The streetcars came in 1906 making other parts of Charlotte more accessible. Biddle Institute grew and became Johnson C. Smith University in the 1920’s.
In the late 1900’s, Biddleville suffered from urban renewal that involved tearing down homes. Crime increased, making it a less desirable place to live. The negative west Charlotte stigma took hold.
Biddleville residents are working together to build a strong community once again, 140 years after its start. The residents value a diverse population in terms of socioeconomic differences, ethnic background and age.
“I welcome it. Good neighbors,” said James Turner, a retired Charlotte high school teacher and past president of Biddleville-Smallwood Neighborhood Association. “I like seeing things move for the better.”
Turner and his wife, Evelyn, moved to Biddleville 35 years ago and purchased a then 70-year-old home. It was a fixer-upper and they repaired everything. They both boast about the active neighborhood association’s community cleanups, chili bakes and events at the Five Points Park. Sharing the background of the neighborhood and its history is an important part of the association’s mission.

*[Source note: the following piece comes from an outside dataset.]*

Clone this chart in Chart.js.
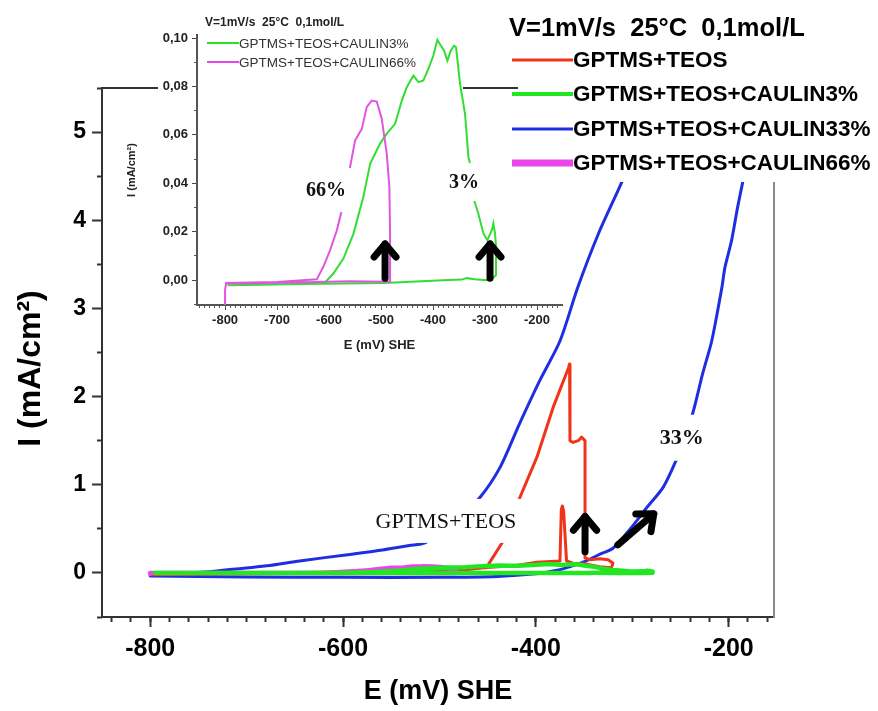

Just around the block from the Turners, is Elliott Hipp, a Presbyterian preacher. He and his wife, Nell Scudder, moved to a new house more than a year ago.
An 11th generation Charlottean, Hipp grew up in Myers Park and went to school at West Charlotte High. When it came time to choose a place to live in Charlotte, Biddleville was an easy decision.
“I have an appreciation for this side of town, the significance of the African American history,” Hipp explains, “and I see the potential to help build positive diversity.”
Both Turner and Hipp are concerned for the senior citizens who have lived in the community for a long time. As property values increase so do taxes. The university and neighborhood association are working together to find a way to provide grant money to assist with taxes and programs to support the grandparents raising their grandchildren.
As for the housing market in Biddleville, new construction is predominant and gets snatched up fairly quickly. Renovated bungalows on tree-lined streets are warm and welcoming. There were not many “For Sale” signs on older homes.
If you’re looking for homes in the area, being proactive with a realtor or builder may help get you into Biddleville.